Step-by-step use case for families

  1. Enter annual gross income for each adult.
  2. Set household type and age band.
  3. Add number of children and whether higher first-child UC element may apply.
  4. Enter monthly childcare spend and eligible rent.
  5. Run the calculation and inspect the breakdown, not just the total.
  6. Adjust one variable at a time, such as childcare cost or second income, to see sensitivity.

By changing one input per test, families can identify which factors have the biggest effect. For many households, childcare support and taper dynamics are more influential than expected, especially when both adults increase earnings simultaneously.

Common mistakes when estimating family tax outcomes

  • Looking at gross pay only: gross salary is not your spending power.
  • Ignoring benefit withdrawal: UC taper can reduce the gain from extra earnings.
  • Forgetting Child Benefit charge: higher individual income may reduce or eliminate Child Benefit value.
  • Using outdated thresholds: even small rule updates can shift annual estimates.
  • Assuming one-size-fits-all: housing, childcare, and family composition materially change entitlement.

Good planning means reviewing your numbers when circumstances change: new job, pay increase, extra nursery days, second child, relocation, or changed rent.

Working families and marginal gain from extra earnings

One of the most valuable outputs from a working families tax calculator is the ability to estimate marginal gain. Marginal gain means how much of each extra pound earned you actually keep after tax and benefit adjustments. For example, a parent increasing annual earnings by £5,000 may not retain the full amount because Income Tax, NI, and UC taper can all apply. That does not mean extra work is a bad idea. It means the household should compare net gain against additional commuting, childcare, and time costs.
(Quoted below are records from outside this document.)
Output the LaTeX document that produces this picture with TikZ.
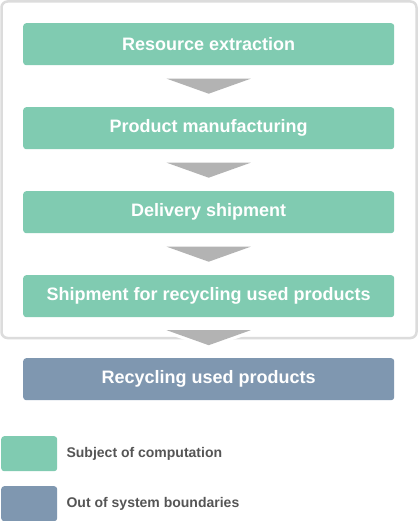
\documentclass[tikz,border=0pt]{standalone}
\usepackage{fontspec}
\setmainfont{Liberation Sans}
\definecolor{boxgreen}{HTML}{80CBB1}
\definecolor{boxblue}{HTML}{7F97B0}
\definecolor{arrowgray}{HTML}{B3B3B3}
\definecolor{framegray}{HTML}{DCDCDC}
\definecolor{legtext}{HTML}{555555}
\begin{document}
\begin{tikzpicture}[x=1pt,y=-1pt,
  stepbox/.style={rounded corners=3pt,minimum width=371pt,minimum height=42pt,inner sep=0pt,
    text=white,font=\bfseries\fontsize{18}{21}\selectfont,anchor=north west},
  swatch/.style={rounded corners=3pt,minimum width=56pt,minimum height=35pt,inner sep=0pt,anchor=north west},
  legendtext/.style={text=legtext,font=\bfseries\fontsize{14}{17}\selectfont,anchor=west,inner sep=0pt}]
\useasboundingbox (0,0) rectangle (418,521);
\fill[white] (0,0) rectangle (418,521);
\draw[framegray,line width=2.5pt,rounded corners=6pt] (1.5,1.5) rectangle (416.5,338);
\node[stepbox,fill=boxgreen] (b1) at (23,23) {Resource extraction};
\node[stepbox,fill=boxgreen] (b2) at (23,107) {Product manufacturing};
\node[stepbox,fill=boxgreen] (b3) at (23,191) {Delivery shipment};
\node[stepbox,fill=boxgreen] (b4) at (23,275) {Shipment for recycling used products};
\node[stepbox,fill=boxblue] (b5) at (23,358) {Recycling used products};
\foreach \a/\b in {b1/b2,b2/b3,b3/b4} {
  \path (\a.south) -- (\b.north) coordinate[pos=0.5] (m);
  \fill[arrowgray] ([shift={(-42,-7.5)}]m) -- ([shift={(42,-7.5)}]m) -- ([shift={(0,7.5)}]m) -- cycle;
}
\path (b4.south) -- (b5.north) coordinate[pos=0.5] (m4);
\fill[white] ([shift={(-58,-9)}]m4) -- ([shift={(58,-9)}]m4) -- ([shift={(0,10)}]m4) -- cycle;
\fill[arrowgray] ([shift={(-42,-7.5)}]m4) -- ([shift={(42,-7.5)}]m4) -- ([shift={(0,7.5)}]m4) -- cycle;
\node[swatch,fill=boxgreen] (s1) at (1,436) {};
\node[swatch,fill=boxblue] (s2) at (1,486) {};
\node[legendtext] (l1) at ([xshift=9pt]s1.east) {Subject of computation};
\node[legendtext] (l2) at ([xshift=9pt]s2.east) {Out of system boundaries};
\end{tikzpicture}
\end{document}
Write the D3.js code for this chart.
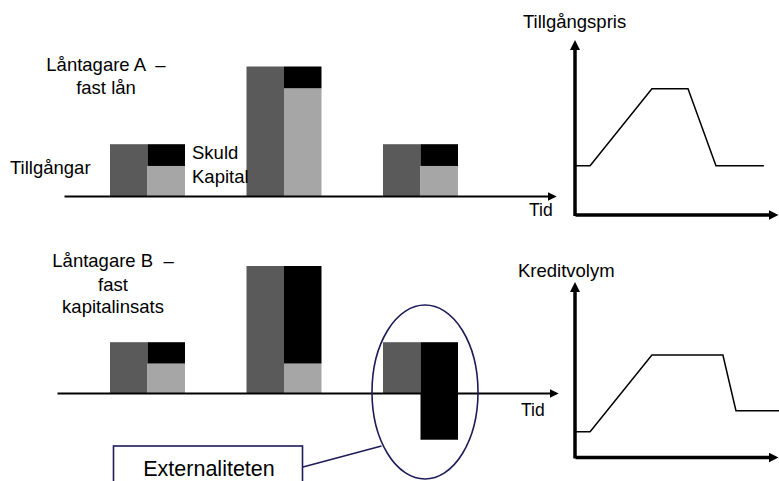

In practical budgeting, knowing your approximate marginal retention can help with decisions like accepting overtime, negotiating salary sacrifice arrangements, timing pension contributions, or choosing between two job offers with different pay structures. Families that actively model these decisions are usually better prepared for monthly cash flow changes and less likely to overcommit on fixed costs.

Planning checklist for UK working parents

  • Model at least three scenarios: current, moderate pay rise, and large pay rise.
  • Include realistic childcare and housing costs, not optimistic estimates.
  • Check if your highest individual income crosses Child Benefit charge thresholds.
  • Review pension contributions and salary sacrifice as part of net planning.
  • Re-run calculations at the start of each tax year or after policy updates.
  • Confirm final entitlement through official channels before major financial commitments.

Important: online calculators are decision-support tools, not legal entitlement determinations. If you need a definitive position, submit details through official systems or speak with a qualified adviser.

Frequently asked questions about working family tax estimates

Is this a replacement for an official benefits decision?

No. It is a planning estimate. Official entitlement is determined by the Department for Work and Pensions and HMRC rules using full personal data.

Can couples with two incomes still qualify for Universal Credit?

Yes, depending on overall household circumstances, including earnings level, rent, childcare, and number of children. Two-income households can still receive UC in some cases.

Why does my pay rise not fully appear in my monthly disposable income?

Because multiple mechanisms can apply at once: Income Tax, National Insurance, and benefit taper withdrawal. This is normal in means-tested systems.

Should I stop claiming Child Benefit if income rises?

Not always. Some households continue claiming and handle any charge through Self Assessment. Check official guidance before deciding.

Final takeaway

A working families tax calculator for the UK is most useful when you treat it as a strategic planning tool. It helps you understand the relationship between work income and support systems, estimate realistic disposable income, and make informed decisions around childcare, housing, and employment changes. Used regularly, it can reduce financial stress, improve budgeting confidence, and help families choose options that support both income and quality of life.